Onde quero chegar com tudo isso? É o seguinte:

Eu aprendi com outras mulheres. Seja nos livros, nos shows, na internet, nos zines, nas letras de música, nas conversas de bar ou em almoços de família.

Mais do que aprender, eu me importei com o que elas tinham a dizer. Isso não significa engolir tudo sem reflexão. Mas significa levar a sério o tempo e a dedicação das mulheres. Significa legitimar os nossos sentimentos e a nossa inteligência. A leitura teve um ponto essencial na minha formação porque foi o que ampliou meu conhecimento e me ensinou a pensar certas questões mais abstratas. Foi o que me deixou esperta em relação a manobras mal intencionadas de pessoas antifeministas e outras nem tão abertamente antifeministas assim (o que mais tem é “mascu” e afins criando lista de mulheres que não devem ser lidas porque eram/são “loucas”, “violentas”, isso e aquilo. Tirando a Valerie Solanas – que foi sim uma ótima escritora – que mulher praticou atos violentos notórios contra homens ou contra outras mulheres? Sequer conheço mulheres que pratiquem discurso de ódio. Nunca vi blog com foto de homem morto e dilacerado. Já entre homens celebrados e admirados, como será que fica essa lista?).

Mas leitura não basta. E nem todo mundo pode ou quer ir para a faculdade. Nem todo mundo tem tempo para ler. Nem todo mundo tem vontade ou coragem de participar de discussões. Mas todo mundo pode escutar, com empatia, as mulheres ao redor.

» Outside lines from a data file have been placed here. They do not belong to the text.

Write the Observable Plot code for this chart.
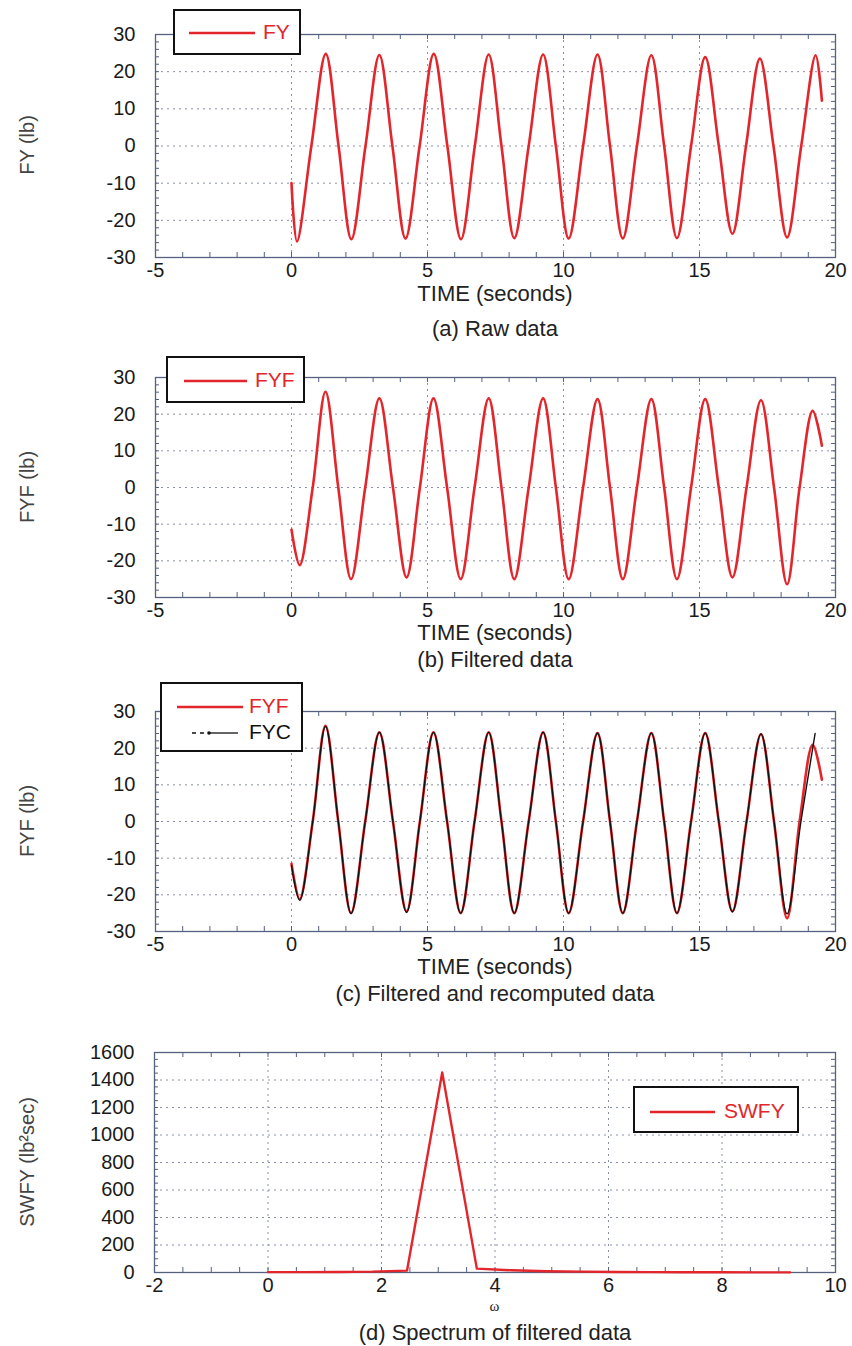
<!DOCTYPE html>
<html>
<head>
<meta charset="utf-8">
<script src="https://cdn.jsdelivr.net/npm/d3@7"></script>
<script src="https://cdn.jsdelivr.net/npm/@observablehq/plot@0.6"></script>
<style>
  html, body { margin: 0; padding: 0; background: #fff; }
  #page { position: relative; width: 852px; height: 1346px; overflow: hidden;
          font-family: "Liberation Sans", Arial, Helvetica, sans-serif; color: #222; }
  .panel { position: absolute; left: 0; }
  .xlabel { position: absolute; text-align: center; font-size: 22px; color: #222; line-height: 1; }
  .ylabel { position: absolute; font-size: 20px; color: #444; white-space: nowrap; line-height: 1;
            transform: translate(-50%, -50%) rotate(-90deg); }
  .caption { position: absolute; left: 155px; width: 680px; text-align: center; font-size: 22px; color: #222; line-height: 1; }
  .legend { position: absolute; box-sizing: border-box; border: 2px solid #111; background: #fff; }
  .legend .lt { position: absolute; font-size: 21px; line-height: 1; }
  .legend svg { position: absolute; left: 0; top: 0; overflow: visible; }
</style>
</head>
<body>
<div id="page"></div>
<script>
// ---------- DATA ----------
// (a) Raw data: FY (lb) vs TIME (seconds) — extrema and zero crossings
const fyTime  = [0, 0.2, 0.73, 1.26, 1.73, 2.2, 2.72, 3.23, 3.71, 4.19, 4.71, 5.23, 5.73, 6.23, 6.74, 7.25, 7.72, 8.19, 8.72, 9.25, 9.72, 10.19, 10.72, 11.25, 11.71, 12.18, 12.7, 13.23, 13.7, 14.17, 14.69, 15.21, 15.71, 16.21, 16.71, 17.22, 17.72, 18.22, 18.74, 19.27, 19.5];
const fyValue = [-10, -25.7, 0, 24.8, 0, -25.1, 0, 24.5, 0, -24.9, 0, 24.8, 0, -25.1, 0, 24.6, 0, -24.8, 0, 24.6, 0, -24.9, 0, 24.6, 0, -24.9, 0, 24.4, 0, -24.8, 0, 23.9, 0, -23.6, 0, 23.5, 0, -24.6, 0, 24.4, 12.2];

// (b),(c) Filtered data: FYF (lb)
const fyfTime  = [0, 0.3, 0.78, 1.25, 1.72, 2.19, 2.71, 3.23, 3.73, 4.23, 4.72, 5.22, 5.72, 6.22, 6.73, 7.25, 7.72, 8.19, 8.72, 9.25, 9.72, 10.19, 10.72, 11.25, 11.71, 12.18, 12.7, 13.23, 13.7, 14.17, 14.69, 15.21, 15.71, 16.21, 16.73, 17.26, 17.74, 18.22, 18.68, 19.16, 19.5];
const fyfValue = [-11.5, -21.2, 0, 26.1, 0, -25, 0, 24.3, 0, -24.5, 0, 24.3, 0, -25, 0, 24.3, 0, -25, 0, 24.3, 0, -25, 0, 24.1, 0, -25, 0, 24.1, 0, -25, 0, 24.1, 0, -24.5, 0, 23.8, 0, -26.4, 0, 20.9, 11.4];

// (c) Recomputed data: FYC (lb)
const fycTime  = [0, 0.3, 0.78, 1.25, 1.72, 2.19, 2.71, 3.23, 3.73, 4.23, 4.72, 5.22, 5.72, 6.22, 6.73, 7.25, 7.72, 8.19, 8.72, 9.25, 9.72, 10.19, 10.72, 11.25, 11.71, 12.18, 12.7, 13.23, 13.7, 14.17, 14.69, 15.21, 15.71, 16.21, 16.73, 17.26, 17.74, 18.22, 18.73, 19.25];
const fycValue = [-12, -21.5, 0, 25.9, 0, -25.1, 0, 24.3, 0, -24.8, 0, 24.3, 0, -25, 0, 24.3, 0, -25, 0, 24.3, 0, -25, 0, 24.1, 0, -25, 0, 24.1, 0, -25, 0, 24.1, 0, -24.6, 0, 23.9, 0, -25.2, 0, 24.0];

// (d) Spectrum of filtered data: SWFY (lb^2 sec) vs omega
const omega = [0, 0.61, 1.23, 1.84, 2.45, 3.07, 3.68, 4.3, 4.91, 5.52, 6.14, 6.75, 7.36, 7.98, 8.59, 9.2];
const swfy  = [3, 3, 4, 6, 14, 1455, 28, 16, 9, 6, 4, 3, 2, 2, 1, 1];

// tick labels
const timeTicks = [-5, 0, 5, 10, 15, 20];
const forceTicks = [-30, -20, -10, 0, 10, 20, 30];
const omegaTicks = [-2, 0, 2, 4, 6, 8, 10];
const swfyTicks = [0, 200, 400, 600, 800, 1000, 1200, 1400, 1600];

// ---------- STYLE ----------
const RED = "#e2262b";
const FRAME = "#56607f";
const GRID = "#8a90aa";
const FONT = '"Liberation Sans", Arial, Helvetica, sans-serif';
const fmt = d => String(d);

const page = document.getElementById("page");

function rows(xs, ys) { return xs.map((x, i) => ({x, y: ys[i]})); }

function panel({frameTop, frameH, marginLeft = 155, xDomain, yDomain, xMajor, yMajor, xMinor, yMinor, lines}) {
  const marginTop = 34, marginBottom = 40, marginRight = 17;
  const width = 852;
  const frameW = width - marginLeft - marginRight;
  const chart = Plot.plot({
    width, height: marginTop + frameH + marginBottom,
    marginLeft, marginRight, marginTop, marginBottom,
    style: {fontFamily: FONT, fontSize: "20px", color: "#1a1a1a", background: "transparent", overflow: "visible"},
    x: {domain: xDomain},
    y: {domain: yDomain},
    marks: [
      Plot.gridX(xMajor, {stroke: GRID, strokeOpacity: 1, strokeWidth: 1, strokeDasharray: "2,4"}),
      Plot.gridY(yMajor, {stroke: GRID, strokeOpacity: 1, strokeWidth: 1, strokeDasharray: "2,4"}),
      Plot.tickX(xMinor, {x: d => d, insetTop: frameH - 5, stroke: FRAME, strokeWidth: 1}),
      Plot.tickX(xMinor, {x: d => d, insetBottom: frameH - 5, stroke: FRAME, strokeWidth: 1}),
      Plot.tickY(yMinor, {y: d => d, insetRight: frameW - 4, stroke: FRAME, strokeWidth: 1}),
      Plot.tickY(yMinor, {y: d => d, insetLeft: frameW - 4, stroke: FRAME, strokeWidth: 1}),
      Plot.frame({stroke: FRAME, strokeWidth: 1.3}),
      Plot.axisX(xMajor, {tickSize: 0, tickPadding: 5, label: null, fill: "#1a1a1a", fontSize: 20, tickFormat: fmt}),
      Plot.axisY(yMajor, {tickSize: 0, tickPadding: 20, label: null, fill: "#1a1a1a", fontSize: 20, tickFormat: fmt}),
      ...lines
    ]
  });
  const holder = document.createElement("div");
  holder.className = "panel";
  holder.style.top = (frameTop - marginTop) + "px";
  holder.appendChild(chart);
  page.appendChild(holder);
}

function addText(cls, text, style) {
  const d = document.createElement("div");
  d.className = cls;
  d.textContent = text;
  Object.assign(d.style, style);
  page.appendChild(d);
  return d;
}

function legend(left, top, w, h, entries) {
  const box = document.createElement("div");
  box.className = "legend";
  Object.assign(box.style, {left: left + "px", top: top + "px", width: w + "px", height: h + "px"});
  const ns = "http://www.w3.org/2000/svg";
  const svg = document.createElementNS(ns, "svg");
  svg.setAttribute("width", w); svg.setAttribute("height", h);
  for (const e of entries) {
    if (e.kind === "solid") {
      const l = document.createElementNS(ns, "line");
      l.setAttribute("x1", e.x1); l.setAttribute("x2", e.x2);
      l.setAttribute("y1", e.y); l.setAttribute("y2", e.y);
      l.setAttribute("stroke", e.color); l.setAttribute("stroke-width", 2.6);
      svg.appendChild(l);
    } else {
      const l = document.createElementNS(ns, "line");
      l.setAttribute("x1", e.x1); l.setAttribute("x2", e.x1 + 14);
      l.setAttribute("y1", e.y); l.setAttribute("y2", e.y);
      l.setAttribute("stroke", e.color); l.setAttribute("stroke-width", 1.3);
      l.setAttribute("stroke-dasharray", "4,4");
      svg.appendChild(l);
      const c = document.createElementNS(ns, "circle");
      c.setAttribute("cx", e.x1 + 17); c.setAttribute("cy", e.y); c.setAttribute("r", 1.8);
      c.setAttribute("fill", e.color);
      svg.appendChild(c);
      const l2 = document.createElementNS(ns, "line");
      l2.setAttribute("x1", e.x1 + 17); l2.setAttribute("x2", e.x2);
      l2.setAttribute("y1", e.y); l2.setAttribute("y2", e.y);
      l2.setAttribute("stroke", e.color); l2.setAttribute("stroke-width", 1.3);
      svg.appendChild(l2);
    }
  }
  box.appendChild(svg);
  for (const e of entries) {
    const t = document.createElement("div");
    t.className = "lt";
    t.textContent = e.label;
    Object.assign(t.style, {left: e.tx + "px", top: (e.y - 12) + "px", color: e.textColor});
    box.appendChild(t);
  }
  page.appendChild(box);
}

const tMinor = d3.range(-5, 20.01, 1);
const fMinor = d3.range(-30, 30.01, 2);

// (a)
panel({frameTop: 34, frameH: 223, xDomain: [-5, 20], yDomain: [-30, 30],
  xMajor: timeTicks, yMajor: forceTicks, xMinor: tMinor, yMinor: fMinor,
  lines: [Plot.line(rows(fyTime, fyValue), {x: "x", y: "y", stroke: RED, strokeWidth: 2.6, curve: "catmull-rom"})]});
addText("xlabel", "TIME (seconds)", {left: "155px", width: "680px", top: "283px"});
addText("ylabel", "FY (lb)", {left: "27px", top: "145px"});
addText("caption", "(a) Raw data", {top: "318px"});
legend(173, 9, 128, 46, [{kind: "solid", x1: 14, x2: 80, y: 22, color: RED, label: "FY", tx: 88, textColor: RED}]);

// (b)
panel({frameTop: 377, frameH: 220, xDomain: [-5, 20], yDomain: [-30, 30],
  xMajor: timeTicks, yMajor: forceTicks, xMinor: tMinor, yMinor: fMinor,
  lines: [Plot.line(rows(fyfTime, fyfValue), {x: "x", y: "y", stroke: RED, strokeWidth: 2.6, curve: "catmull-rom"})]});
addText("xlabel", "TIME (seconds)", {left: "155px", width: "680px", top: "622px"});
addText("ylabel", "FYF (lb)", {left: "27px", top: "487px"});
addText("caption", "(b) Filtered data", {top: "649px"});
legend(166, 356, 139, 47, [{kind: "solid", x1: 16, x2: 79, y: 23, color: RED, label: "FYF", tx: 87, textColor: RED}]);

// (c)
panel({frameTop: 711, frameH: 220, xDomain: [-5, 20], yDomain: [-30, 30],
  xMajor: timeTicks, yMajor: forceTicks, xMinor: tMinor, yMinor: fMinor,
  lines: [
    Plot.line(rows(fyfTime, fyfValue), {x: "x", y: "y", stroke: RED, strokeWidth: 2.6, curve: "catmull-rom"}),
    Plot.line(rows(fycTime, fycValue), {x: "x", y: "y", stroke: "#111", strokeWidth: 1.4, curve: "catmull-rom"})
  ]});
addText("xlabel", "TIME (seconds)", {left: "155px", width: "680px", top: "956px"});
addText("ylabel", "FYF (lb)", {left: "27px", top: "821px"});
addText("caption", "(c) Filtered and recomputed data", {top: "983px"});
legend(160, 682, 143, 70, [
  {kind: "solid", x1: 15, x2: 81, y: 23, color: RED, label: "FYF", tx: 87, textColor: RED},
  {kind: "dashdot", x1: 30, x2: 76, y: 49, color: "#111", label: "FYC", tx: 87, textColor: "#111"}
]);

// (d)
panel({frameTop: 1052, frameH: 220, marginLeft: 154, xDomain: [-2, 10], yDomain: [0, 1600],
  xMajor: omegaTicks, yMajor: swfyTicks, xMinor: d3.range(-2, 10.01, 0.5), yMinor: d3.range(0, 1600.01, 50),
  lines: [Plot.line(rows(omega, swfy), {x: "x", y: "y", stroke: RED, strokeWidth: 2.4})]});
addText("xlabel", "ω", {left: "154px", width: "681px", top: "1299px", fontSize: "15px", fontFamily: '"Liberation Serif", "DejaVu Serif", serif'});
addText("ylabel", "SWFY (lb²sec)", {left: "27px", top: "1162px"});
addText("caption", "(d) Spectrum of filtered data", {top: "1322px"});
legend(633, 1086, 166, 47, [{kind: "solid", x1: 15, x2: 80, y: 24, color: RED, label: "SWFY", tx: 89, textColor: RED}]);
</script>
</body>
</html>
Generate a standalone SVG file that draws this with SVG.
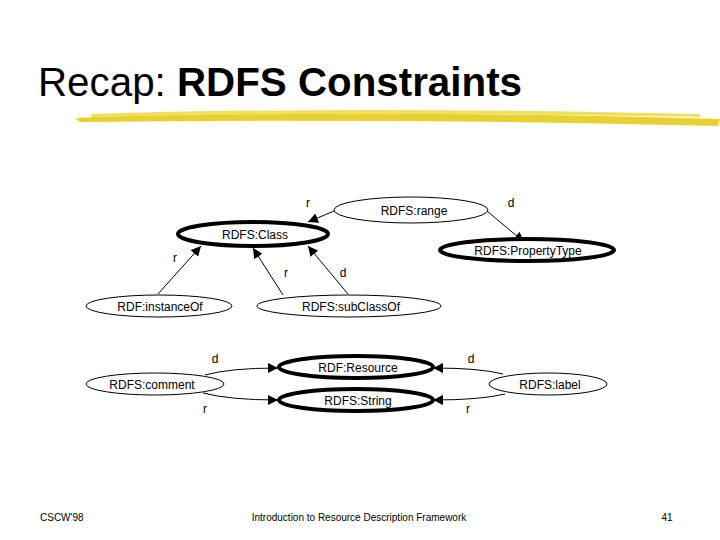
<svg xmlns="http://www.w3.org/2000/svg" width="720" height="540" viewBox="0 0 720 540">
<defs>
<style>
.n{fill:#fff;stroke:#000;stroke-width:1}
.k{fill:#fff;stroke:#000;stroke-width:4}
.t{font-family:"Liberation Sans",Arial,sans-serif;font-size:12px;fill:#000;text-anchor:middle}
.e{fill:none;stroke:#000;stroke-width:1;marker-end:url(#a)}
.f{font-family:"Liberation Sans",Arial,sans-serif;font-size:10px;fill:#000}
</style>
<marker id="a" viewBox="0 0 10 10" refX="10" refY="5" markerWidth="10" markerHeight="10" markerUnits="userSpaceOnUse" orient="auto"><path d="M0,0L10,5L0,10z"/></marker>
</defs>
<rect width="720" height="540" fill="#fff"/>
<text x="38" y="96" font-family="Liberation Sans,Arial,sans-serif" font-size="40" fill="#000" textLength="484" lengthAdjust="spacingAndGlyphs">Recap: <tspan font-weight="bold">RDFS Constraints</tspan></text>
<path d="M75,118 Q300,108 720,119 L718,126 Q400,118 80,122 Z" fill="#e8d030"/>
<path d="M90,114 Q350,106 700,114 L700,117 Q350,111 92,117 Z" fill="#f0e060"/>
<g id="connectors">
<path class="e" d="M334,211 L308,222"/>
<path class="e" d="M487,211 L524,242"/>
<path class="e" d="M158,294 L201,246"/>
<path class="e" d="M283,295 L253,248"/>
<path class="e" d="M348,294 L308,246"/>
<path class="e" d="M205,375 Q230,368 278,368"/>
<path class="e" d="M203,393 Q230,400 278,400"/>
<path class="e" d="M503,374 Q480,368 433,368"/>
<path class="e" d="M505,394 Q480,400 433,400"/>
<g class="t">
<text x="308" y="207">r</text><text x="511" y="207">d</text>
<text x="175" y="262">r</text><text x="286" y="277">r</text><text x="343" y="277">d</text>
<text x="215" y="363">d</text><text x="205" y="413">r</text>
<text x="471" y="363">d</text><text x="468" y="413">r</text>
</g>
</g>
<g id="range"><ellipse class="n" cx="411" cy="210" rx="77" ry="13"/><text class="t" x="414" y="215">RDFS:range</text></g>
<g id="class"><ellipse class="k" cx="253" cy="234" rx="75" ry="12"/><text class="t" x="255" y="239">RDFS:Class</text></g>
<g id="propertytype"><ellipse class="k" cx="527" cy="250" rx="87" ry="11"/><text class="t" x="528" y="255">RDFS:PropertyType</text></g>
<g id="instanceof"><ellipse class="n" cx="159" cy="306" rx="73" ry="11"/><text class="t" x="160" y="311">RDF:instanceOf</text></g>
<g id="subclassof"><ellipse class="n" cx="349" cy="306" rx="92" ry="11"/><text class="t" x="351" y="311">RDFS:subClassOf</text></g>
<g id="resource"><ellipse class="k" cx="356" cy="367" rx="77" ry="11"/><text class="t" x="358" y="372">RDF:Resource</text></g>
<g id="string"><ellipse class="k" cx="356" cy="400" rx="77" ry="11"/><text class="t" x="358" y="405">RDFS:String</text></g>
<g id="comment"><ellipse class="n" cx="155" cy="384" rx="69" ry="11"/><text class="t" x="152" y="389">RDFS:comment</text></g>
<g id="label"><ellipse class="n" cx="548" cy="384" rx="59" ry="11"/><text class="t" x="550" y="389">RDFS:label</text></g>
<text class="f" x="40" y="521">CSCW'98</text>
<text class="f" x="359" y="521" text-anchor="middle">Introduction to Resource Description Framework</text>
<text class="f" x="667" y="521" text-anchor="middle">41</text>
</svg>
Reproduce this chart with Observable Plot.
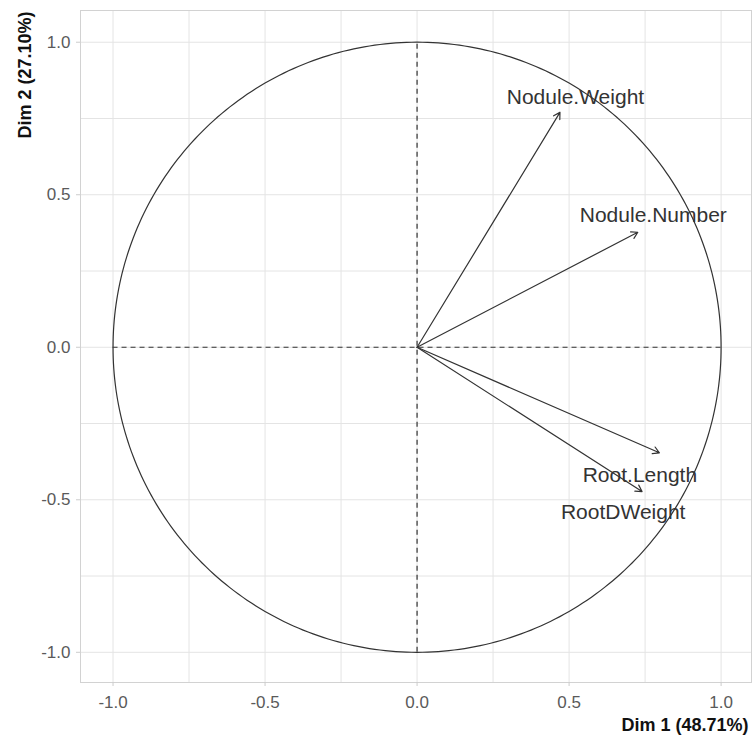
<!DOCTYPE html>
<html>
<head>
<meta charset="utf-8">
<script src="https://cdn.jsdelivr.net/npm/d3@7"></script>
<script src="https://cdn.jsdelivr.net/npm/@observablehq/plot@0.6"></script>
<style>
  html, body { margin: 0; padding: 0; background: #fff; }
  #chart { width: 755px; height: 740px; }
</style>
</head>
<body>
<div id="chart"></div>
<script>
// Variables (PCA correlation circle)
const variables = ["Nodule.Weight", "Nodule.Number", "Root.Length", "RootDWeight"];
const dim1 = [0.470, 0.726, 0.797, 0.740];
const dim2 = [0.770, 0.377, -0.346, -0.473];
// Label positions (repelled labels)
const labelX = [0.521, 0.777, 0.733, 0.678];
const labelY = [0.820, 0.432, -0.420, -0.541];

const majorTicks = [-1.0, -0.5, 0.0, 0.5, 1.0];
const gridTicks = [-1.0, -0.75, -0.5, -0.25, 0.0, 0.25, 0.5, 0.75, 1.0];
const xTitle = "Dim 1 (48.71%)";
const yTitle = "Dim 2 (27.10%)";

const arrows = variables.map((v, i) => ({name: v, x: dim1[i], y: dim2[i], lx: labelX[i], ly: labelY[i]}));
// unit circle outline (geometry)
const circle = d3.range(0, 361, 1).map(a => ({x: Math.cos(a * Math.PI / 180), y: Math.sin(a * Math.PI / 180)}));

const fmt = d => d3.format(".1f")(d).replace("\u2212", "-");

const chart = Plot.plot({
  width: 755,
  height: 740,
  marginLeft: 80,
  marginRight: 4,
  marginTop: 10,
  marginBottom: 58,
  x: {domain: [-1.107, 1.100]},
  y: {domain: [-1.099, 1.104]},
  style: {fontFamily: "'Liberation Sans', Arial, sans-serif", fontSize: "17px", background: "#fff", color: "#333"},
  marks: [
    Plot.gridX(gridTicks, {stroke: "#e4e4e4", strokeOpacity: 1, strokeWidth: 1}),
    Plot.gridY(gridTicks, {stroke: "#e4e4e4", strokeOpacity: 1, strokeWidth: 1}),
    Plot.frame({stroke: "#d2d2d2", strokeWidth: 1}),
    Plot.axisX(majorTicks, {tickFormat: fmt, tickSize: 4, tickPadding: 9, stroke: "#cccccc", fill: "#5a5a5a", fontSize: 17, label: null}),
    Plot.axisY(majorTicks, {tickFormat: fmt, tickSize: 4, tickPadding: 6, stroke: "#cccccc", fill: "#5a5a5a", fontSize: 17, label: null}),
    Plot.ruleY([0], {x1: -1, x2: 1, stroke: "#333", strokeWidth: 1.2, strokeDasharray: "5,4"}),
    Plot.ruleX([0], {y1: -1, y2: 1, stroke: "#333", strokeWidth: 1.2, strokeDasharray: "5,4"}),
    Plot.line(circle, {x: "x", y: "y", stroke: "#333", strokeWidth: 1.2}),
    Plot.arrow(arrows, {x1: 0, y1: 0, x2: "x", y2: "y", stroke: "#333", strokeWidth: 1.2, headLength: 9, headAngle: 60}),
    Plot.text(arrows, {x: "lx", y: "ly", text: "name", fontSize: 21, fill: "#333", lineAnchor: "middle"}),
    Plot.text([xTitle], {frameAnchor: "bottom-right", textAnchor: "end", lineAnchor: "bottom", dy: 48, dx: -3, fontSize: 18, fontWeight: "bold", fill: "#111"}),
    Plot.text([yTitle], {frameAnchor: "top-left", textAnchor: "end", lineAnchor: "middle", rotate: -90, dx: -55, dy: 1, fontSize: 18, fontWeight: "bold", fill: "#111"})
  ]
});
document.getElementById("chart").appendChild(chart);
</script>
</body>
</html>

História não é só o que está escrito, mas também o que outras pessoas viveram e podem te contar. Me entristece de verdade quando gente que era “mascu” racista e que ainda hoje reproduz misoginia é mais levado em consideração do que feministas que estão há anos ali, cavando o túnel mais à frente para que companheiras de trás andem com mais tranquilidade dentro dele. Claro que as pessoas mudam, mas vamos aprender a respeitar quem demonstra empatia e mantém sua coerência a mais tempo. Não é questão de “carteirada”, mas de preservação do que construímos e estamos construindo, juntas, unidas por um fio de raiva, amor e vivências em comum que nos guia rumo à libertação. Você quer continuar cavando esse túnel? Então não promova o obscurantismo. Não jogue mulheres fora, o patriarcado já tenta fazer isso desde sempre. Leia e conheça outras mulheres antes de excluí-las da sua vida. Não tenha medo de ir contra o que te mandaram fazer. Tire suas próprias conclusões e construa não apenas o “seu” feminismo, mas um feminismo para todas as mulheres.